Philip Bernhardt

Degree: Ed.D.

Professor and Associate Director of the Honors Program

Department: School of Education

Philip Bernhardt

Topics

Education Teacher Education

Expertise

  • Backwards design
  • General instructional practices (planning, assessment, classroom management)
  • Curricular alignment with state/common core standards
  • Formative assessment
  • Performance-based assessment
  • Project-based learning
  • New teacher induction
  • Effective instructional practices
  • New teacher mentoring and preparation
  • Social studies as a subject area
  • Teacher retention

About

Dr. Philip E. Bernhardt is a Professor of Secondary Education and Associate Director of the Honors Program. From July 2013 – August 2017 he served as the founding Chair of the Department of Secondary and K-12 Education and Educational Technology. Dr. Bernhardt has spent over two decades working in public schools, including eight years as a secondary social studies teacher working in co-taught classrooms. He also has experience as an AVID teacher and coached soccer and basketball at a number of high schools in the Washington, DC Metro area. Dr. Bernhardt has presented on topics that include co-taught classrooms, the barriers to higher education, academic tracking, teacher professional development, curriculum design and assessment, teacher education program design and teacher preparation, induction, and mentoring.

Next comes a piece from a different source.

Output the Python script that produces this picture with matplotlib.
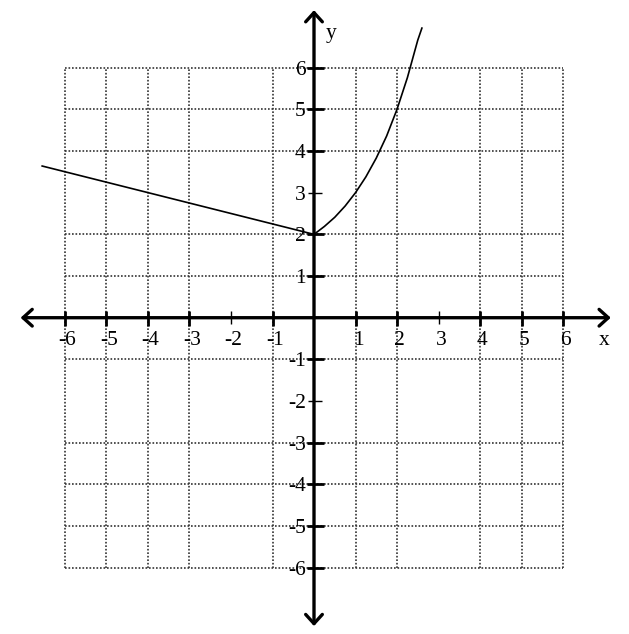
import matplotlib.pyplot as plt

# values
left_x = [-6.55, 0.0]
left_y = [3.64, 2.0]
right_x = [0.0, 0.25, 0.5, 0.75, 1.0, 1.25, 1.5, 1.75, 2.0, 2.25, 2.5, 2.6]
right_y = [2.0, 2.19, 2.41, 2.68, 3.0, 3.38, 3.83, 4.36, 5.0, 5.76, 6.66, 6.95]

tick_vals = [-6, -5, -4, -3, -2, -1, 1, 2, 3, 4, 5, 6]
grid_x = [-6, -5, -4, -3, -1, 1, 2, 4, 5, 6]   # no dotted line at -2 and 3
grid_y = [-6, -5, -4, -3, -1, 1, 2, 4, 5, 6]   # no dotted line at 3 and -2
thin_x = [-2, 3]
thin_y = [3, -2]

plt.rcParams['font.family'] = ['Liberation Serif', 'DejaVu Serif']

fig = plt.figure(figsize=(6.29, 6.34), dpi=100)
ax = fig.add_axes([0, 0, 1, 1])
ax.set_xlim(-7.566, 7.59)
ax.set_ylim(-7.59, 7.624)
ax.axis('off')

# dotted grid
for gx in grid_x:
    ax.plot([gx, gx], [-6, 6], color='#333333', lw=1.2, linestyle=(0, (1, 1.1)), zorder=1)
for gy in grid_y:
    ax.plot([-6, 6], [gy, gy], color='#333333', lw=1.2, linestyle=(0, (1, 1.1)), zorder=1)

# axes with open arrow heads
arrow = dict(arrowstyle='<->,head_length=0.33,head_width=0.3', lw=2.4, color='black',
             mutation_scale=20, shrinkA=0, shrinkB=0)
ax.annotate('', xy=(7.15, 0), xytext=(-7.07, 0), arrowprops=arrow, zorder=3)
ax.annotate('', xy=(0, 7.38), xytext=(0, -7.40), arrowprops=arrow, zorder=3)

# ticks
for t in tick_vals:
    thin = t in thin_x
    ax.plot([t, t], [-0.15 if thin else -0.19, 0.15 if thin else 0.17], color='black',
            lw=1.0 if thin else 2.0, solid_capstyle='butt', zorder=3)
for t in tick_vals:
    thin = t in thin_y
    ax.plot([-0.14 if thin else -0.17, 0.2 if thin else 0.24], [t, t], color='black',
            lw=1.0 if thin else 2.0, solid_capstyle='butt', zorder=3)

# tick labels
for t in tick_vals:
    ax.text(t + 0.06, -0.55, str(t), fontsize=15.5, ha='center', va='center', zorder=4)
    ax.text(-0.2, t - 0.06, str(t), fontsize=15.5, ha='right', va='center', zorder=4)

ax.text(6.99, -0.55, 'x', fontsize=15.5, ha='center', va='center')
ax.text(0.4, 6.83, 'y', fontsize=15.5, ha='center', va='center')

# the graph
ax.plot(left_x, left_y, color='black', lw=1.2, zorder=5)
ax.plot(right_x, right_y, color='black', lw=1.2, zorder=5)

fig.savefig('out.png', dpi=100, facecolor='white')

Dr. Bernhardt has published articles in numerous journals including The Journal of Educational Research and Practice, American Secondary Education, The Community School Journal, Current Issues in Education, The Qualitative Report, The Field Experience Journal, and Educational Leadership. He has chapters published in a number of texts including Teaching Social Studies: A Methods Book for Methods Teachers, What Really Works with Universal Design for Learning, and The Handbook of Research on Critical Thinking Strategies in Pre-Service Learning Environments. Dr. Bernhardt recently had three chapters published in the Encyclopedia of Psychology in the Real World: Education (Routledge).

Dr. Bernhardt co-authored Digital Citizenship: Promoting Wellness for Thriving in a Connected World, a textbook designed to help secondary students better understand and address the unintended consequences of the habitual use of the internet and social media. He also co-edited two different texts on preparing mentor teachers and university-based educators to effectively support teacher candidate learning. Both of these texts were published in late 2020 through Rowman and Littlefield. Dr. Bernhardt also recently published two edited texts focusing on the systematic ways in which childhood trauma and resiliency development are being addressed in the preparation of teachers. These texts are published through Information Age Press (IAP). One of these texts was nominated for the 2023 Gloria Ladson Billing Outstanding Book Award, American Association of Colleges for Teacher Education (AACTE). A third book in this series (Contemporary Perspectives on Developing Trauma-Informed Teachers), which Dr. Bernhardt is a co-editor, is in its planning stages.

Dr. Bernhardt earned his M.A.T in Social Studies Education from Boston University and received his Doctorate in Curriculum and Instruction from George Washington University in Washington, DC.